Bilayer graphene: gap tunability and edge properties

TL;DR

This paper investigates how an external electric field can tune the electronic gap in bilayer graphene and explores the unique edge states that arise at zigzag boundaries, with implications for nanotechnology applications.

Contribution

It provides a detailed analysis of gap tunability in bilayer graphene considering screening effects and introduces a new type of edge state enabled by the bilayer structure.

Findings

A tunable gap between zero and mid-infrared energies can be achieved.

Bilayer graphene supports unique edge states at zigzag edges.
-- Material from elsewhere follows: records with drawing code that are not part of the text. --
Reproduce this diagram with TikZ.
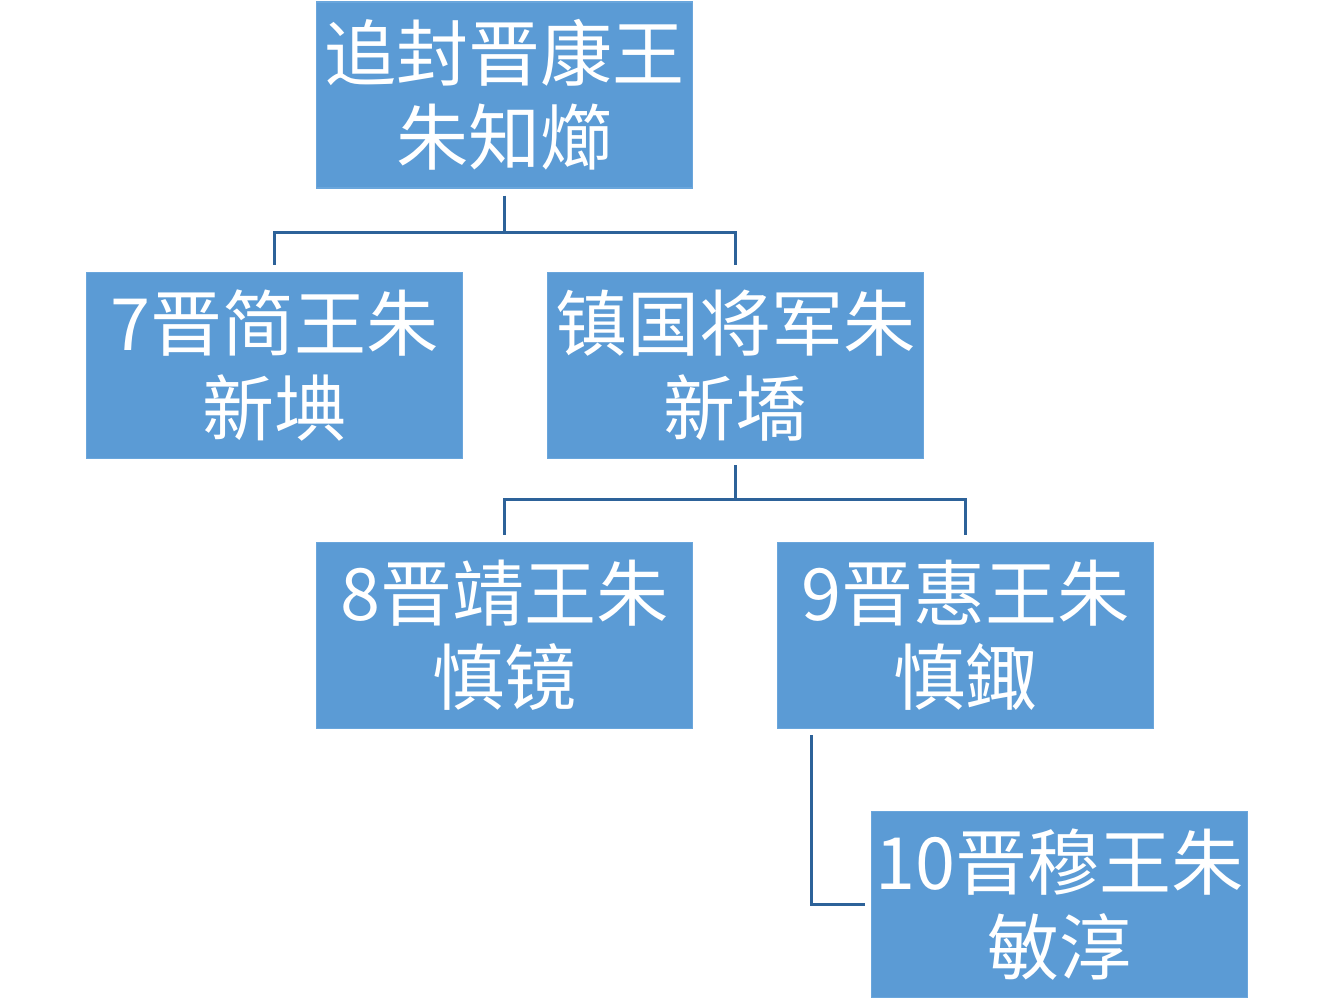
\documentclass[tikz,border=0pt]{standalone}
\usepackage{fontspec}
\newfontfamily\cjk{Noto Sans CJK SC}
\definecolor{boxblue}{HTML}{5B9BD5}
\definecolor{boxedge}{HTML}{6AA6DC}
\definecolor{linkblue}{HTML}{2D6299}
\tikzset{
  person/.style={rectangle, fill=boxblue, draw=boxedge, line width=0.8pt,
    minimum width=7.52cm, minimum height=3.72cm, inner sep=0pt,
    align=center, text=white, font=\cjk\fontsize{41}{48}\selectfont},
  link/.style={draw=linkblue, line width=1.6pt}
}
\begin{document}
\begin{tikzpicture}
\fill[white] (0,0) rectangle (26.68,-20);
\useasboundingbox (0,0) rectangle (26.68,-20);
\node[person] (top) at (10.09,-1.9)  {追封晋康王\\朱知㸅};
\node[person] (b7)  at (5.49,-7.31)  {7晋简王朱\\新㙉};
\node[person] (bz)  at (14.71,-7.31) {镇国将军朱\\新墧};
\node[person] (b8)  at (10.09,-12.71) {8晋靖王朱\\慎镜};
\node[person] (b9)  at (19.31,-12.71) {9晋惠王朱\\慎鋷};
\node[person] (b10) at (21.19,-18.09) {10晋穆王朱\\敏淳};
% level 1
\draw[link] ([yshift=-0.14cm]top.south) -- ++(0,-0.74) coordinate (j1);
\draw[link] ([yshift=0.14cm]b7.north) |- (j1) -| ([yshift=0.14cm]bz.north);
% level 2
\draw[link] ([yshift=-0.12cm]bz.south) -- ++(0,-0.68) coordinate (j2);
\draw[link] ([yshift=0.14cm]b8.north) |- (j2) -| ([yshift=0.14cm]b9.north);
% level 3
\draw[link] ([xshift=0.7cm,yshift=-0.12cm]b9.south west) |- ([xshift=-0.12cm]b10.west);
\end{tikzpicture}
\end{document}
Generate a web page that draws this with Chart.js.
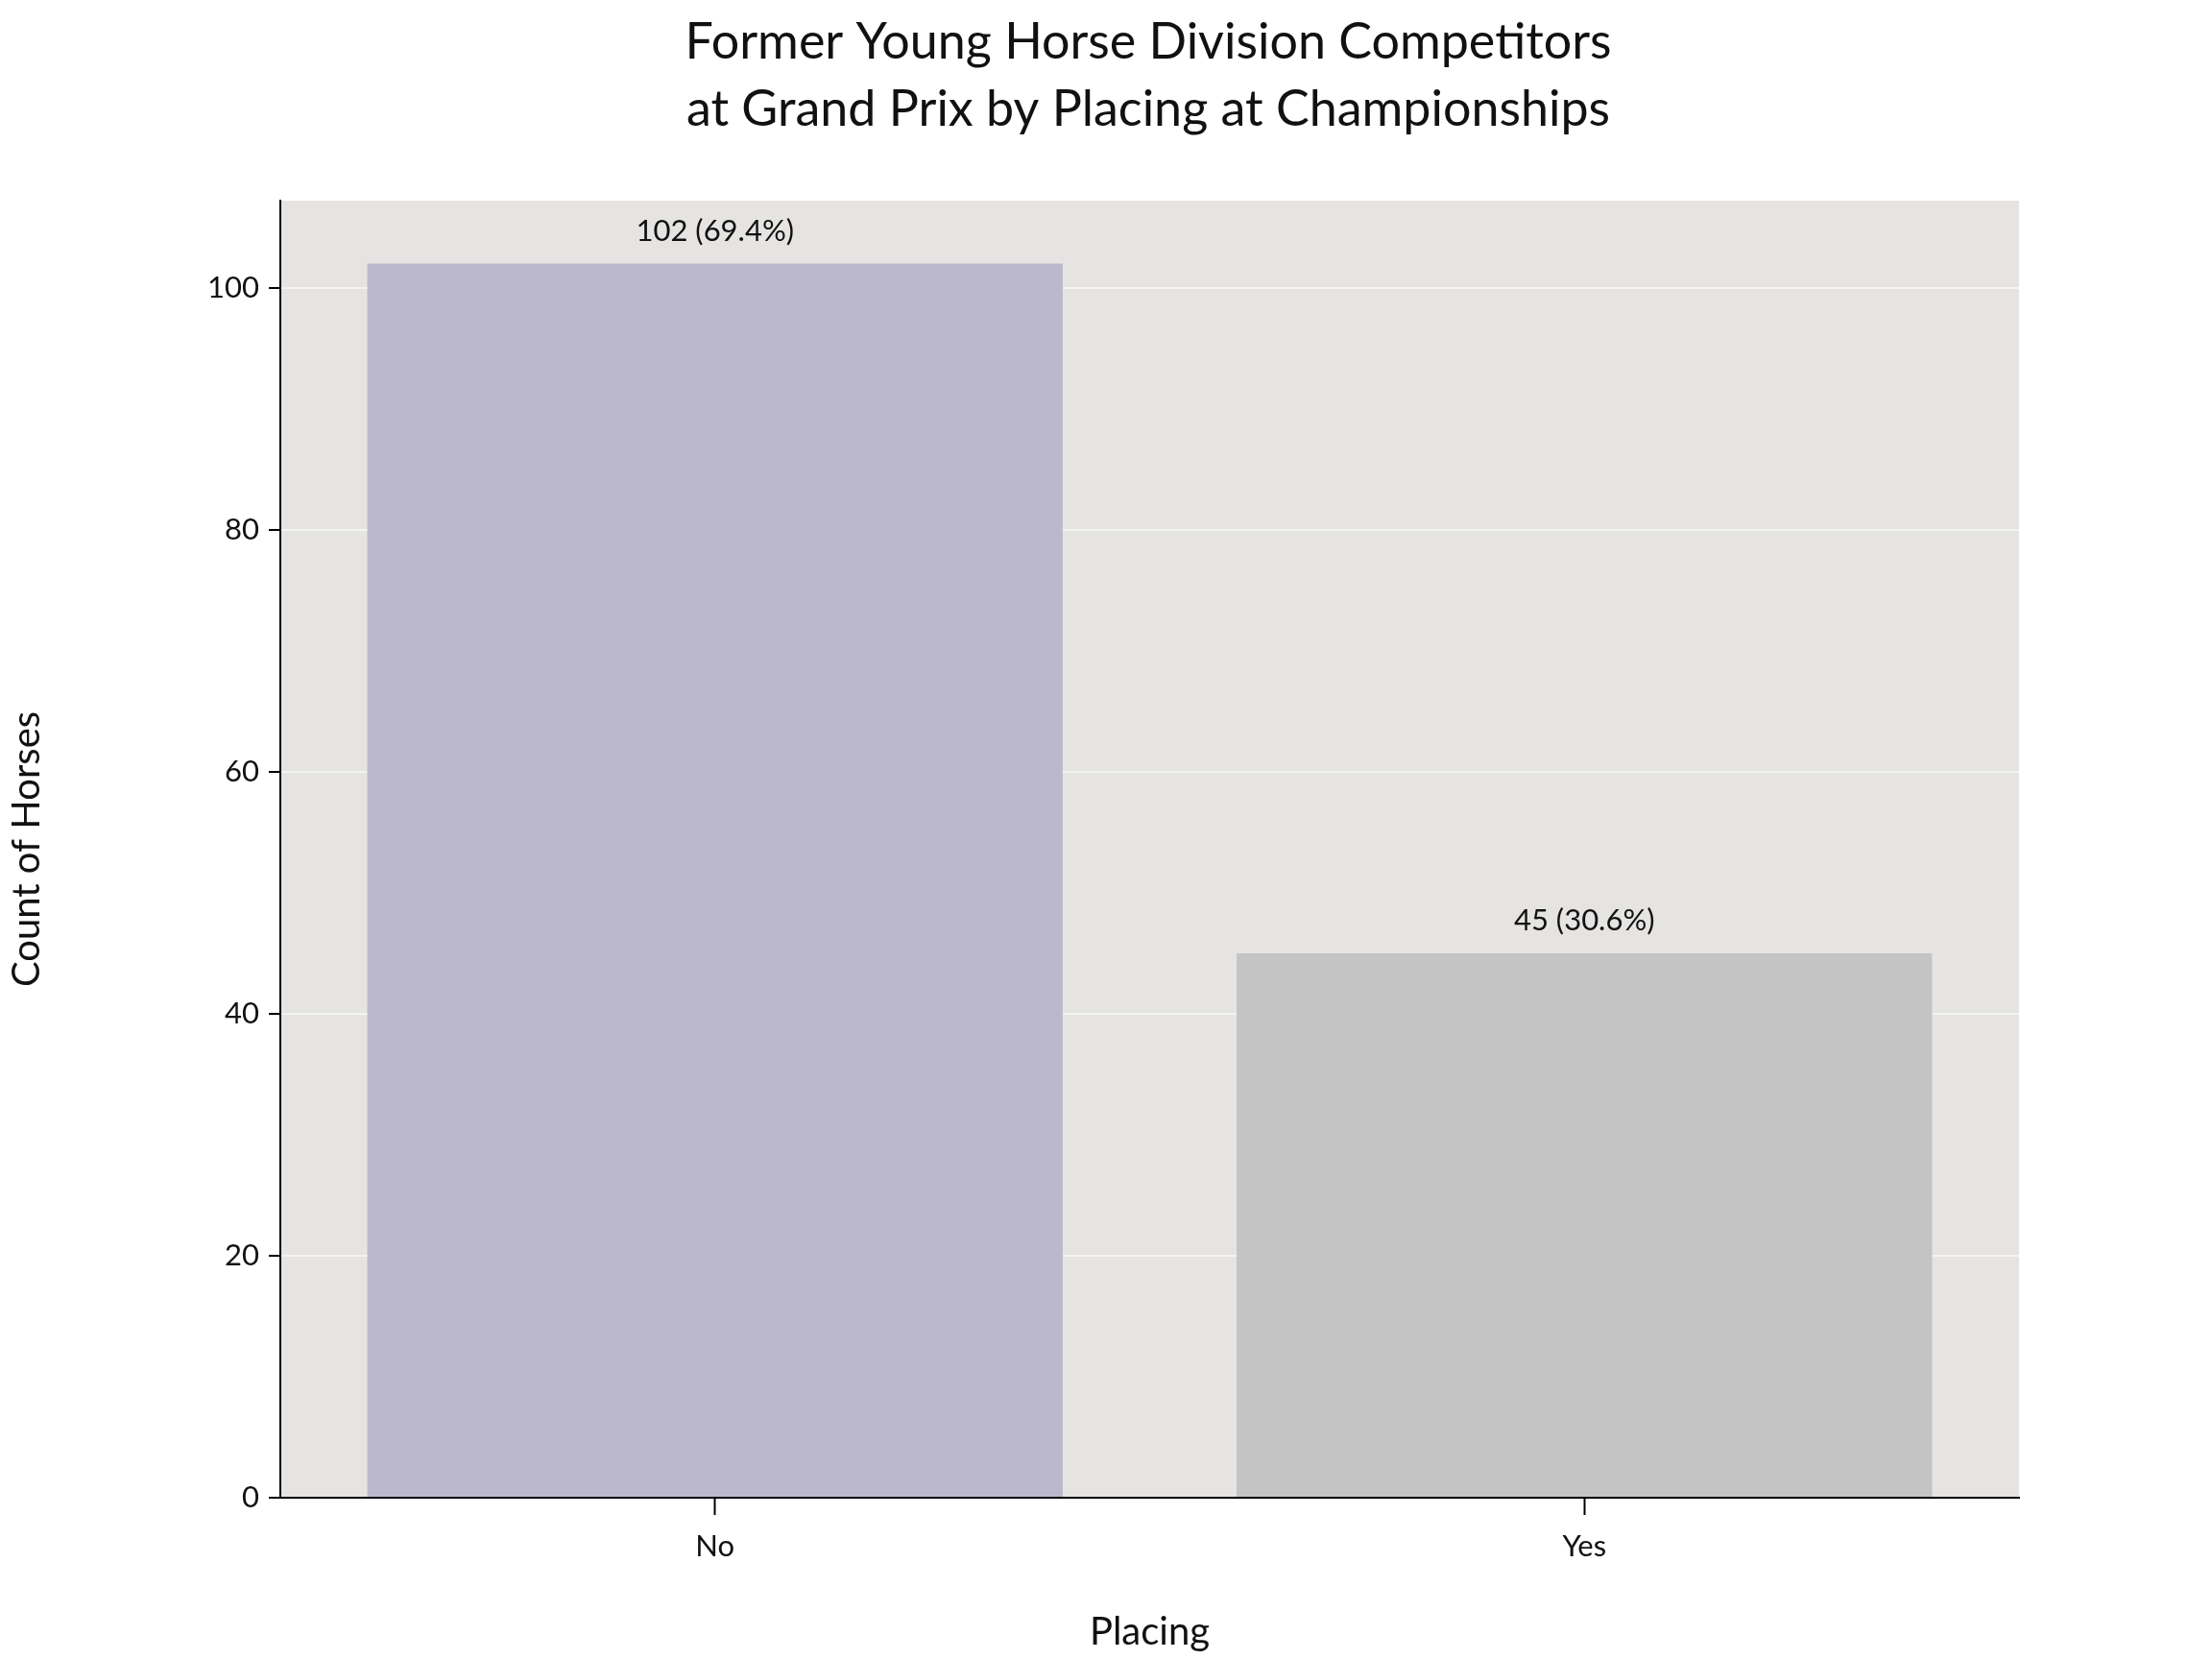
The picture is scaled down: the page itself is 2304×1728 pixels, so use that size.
<!DOCTYPE html>
<html>
<head>
<meta charset="utf-8">
<script src="https://cdn.jsdelivr.net/npm/chart.js@4/dist/chart.umd.min.js"></script>
<style>
  html, body { margin: 0; padding: 0; background: #fff; }
  #wrap { width: 2304px; height: 1728px; }
</style>
</head>
<body>
<div id="wrap"><canvas id="chart"></canvas></div>
<script>
const categories = ['No', 'Yes'];
const counts = [102, 45];
const percents = ['69.4%', '30.6%'];
const yTicks = [0, 20, 40, 60, 80, 100];

const FONT = "Lato, 'Noto Sans', sans-serif";

// grey panel behind the plot
const panelBg = {
    id: 'panelBg',
    beforeDraw(chart) {
        const { ctx, chartArea: a } = chart;
        ctx.save();
        ctx.fillStyle = '#e5e4e2';
        ctx.fillRect(a.left, a.top, a.right - a.left, a.bottom - a.top);
        ctx.restore();
    }
};

// title + value labels
const extras = {
    id: 'extras',
    afterDraw(chart) {
        const { ctx } = chart;
        ctx.save();
        ctx.fillStyle = '#111';
        ctx.textAlign = 'center';
        ctx.textBaseline = 'middle';
        ctx.font = '52px ' + FONT;
        ctx.fillText('Former Young Horse Division Competitors', 1196, 44);
        ctx.fillText('at Grand Prix by Placing at Championships', 1196, 114);
        ctx.font = '31px ' + FONT;
        const meta = chart.getDatasetMeta(0);
        meta.data.forEach((bar, i) => {
            ctx.fillText(counts[i] + ' (' + percents[i] + ')', bar.x, bar.y - 34);
        });
        ctx.restore();
    }
};

new Chart(document.getElementById('chart'), {
    type: 'bar',
    data: {
        labels: categories,
        datasets: [{
            data: counts,
            backgroundColor: ['#bcb8cc', '#c4c4c4'],
            barPercentage: 0.8,
            categoryPercentage: 1.0
        }]
    },
    plugins: [panelBg, extras],
    options: {
        responsive: true,
        maintainAspectRatio: false,
        animation: false,
        devicePixelRatio: 1,
        layout: { padding: { top: 209, right: 201, left: 0, bottom: 0 } },
        plugins: { legend: { display: false }, tooltip: { enabled: false } },
        scales: {
            x: {
                afterFit(s) { s.height = 168; },
                grid: { drawOnChartArea: false, offset: false, color: '#000', tickLength: 18, tickWidth: 2 },
                border: { color: '#000', width: 2 },
                ticks: { color: '#111', font: { size: 31, family: FONT }, padding: 14 },
                title: { display: true, text: 'Placing', color: '#111', font: { size: 40, family: FONT }, padding: { top: 12 } }
            },
            y: {
                min: 0,
                max: 107.2,
                afterFit(s) { s.width = 292; },
                afterBuildTicks(s) { s.ticks = yTicks.map(v => ({ value: v })); },
                grid: { color: 'rgba(255,255,255,0.55)', lineWidth: 2, tickColor: '#000', tickLength: 12, tickWidth: 2 },
                border: { color: '#000', width: 2 },
                ticks: { color: '#111', font: { size: 31, family: FONT }, padding: 10 },
                title: { display: true, text: 'Count of Horses', color: '#111', font: { size: 40, family: FONT }, padding: { bottom: 50 } }
            }
        }
    }
});
</script>
</body>
</html>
A new edge state with enhanced bulk penetration causes band crossing inside the gap.

Abstract

Bilayer graphene -- two coupled single graphene layers stacked as in graphite -- provides the only known semiconductor with a gap that can be tuned externally through electric field effect. Here we use a tight binding approach to study how the gap changes with the applied electric field. Within a parallel plate capacitor model and taking into account screening of the external field, we describe real back gated and/or chemically doped bilayer devices. We show that a gap between zero and midinfrared energies can be induced and externally tuned in these devices, making bilayer graphene very appealing from the point of view of applications. However, applications to nanotechnology require careful treatment of the effect of sample boundaries. This being particularly true in graphene, where the presence of edge states at zero energy -- the Fermi level of the undoped system -- has been extensively reported. Here we show that also bilayer graphene supports surface states localized at zigzag edges. The presence of two layers, however, allows for a new type of edge state which shows an enhanced penetration into the bulk and gives rise to band crossing phenomenon inside the gap of the biased bilayer system.